On April 12, over 10,000 people dressed in grey flooded the streets of Budapest, waving desaturated rainbow flags in a sharp, satirical protest. Dubbed “Gray Pride,” the demonstration mocked Hungary’s ban on Pride events — a ban backed by a freshly amended constitution that now enshrines anti-LGBTQIA+ discrimination into law.

Just two days later, the Hungarian Parliament formalised what critics call state-sponsored LGBTphobia. Marriage equality is now constitutionally blocked. Legal gender recognition? Gone. The new text even allows Pride marches to be banned in the name of “child protection” — a concept Orbán’s government twists to suppress visibility and silence queer voices.
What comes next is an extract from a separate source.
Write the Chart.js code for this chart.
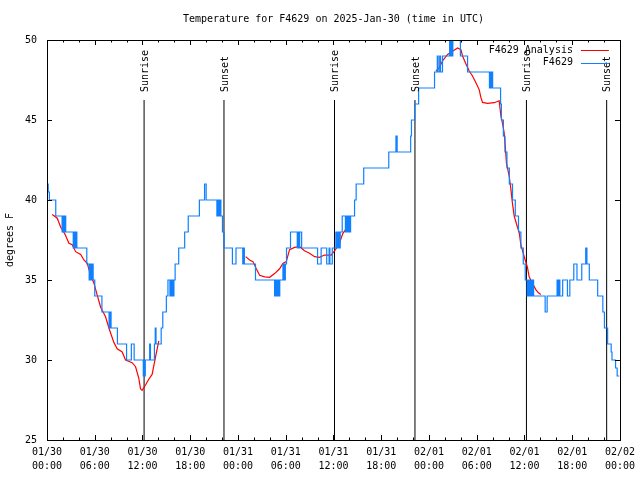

But Hungary’s queer community isn’t backing down. Led by the Hungarian Two-Tailed Dog Party (MKKP), known for using humour as political critique, protesters marched with signs reading “Sameness is trendy” and “Censorship couture.” As one marcher put it: “We don’t want everyone to look the same. That’s exactly the danger.”
Artist Dóra Szilágyi, who co-designed the grey campaign visuals, told us: “They think stripping away our colours will make us disappear. But we are still here. Still visible. Even in black and white.”
Across Europe, this is more than a Hungarian issue. It’s a warning. And a call to unite. Budapest’s “Gray Pride” reminds us: joy is resistance, visibility is power — and Pride, in any colour, is never optional.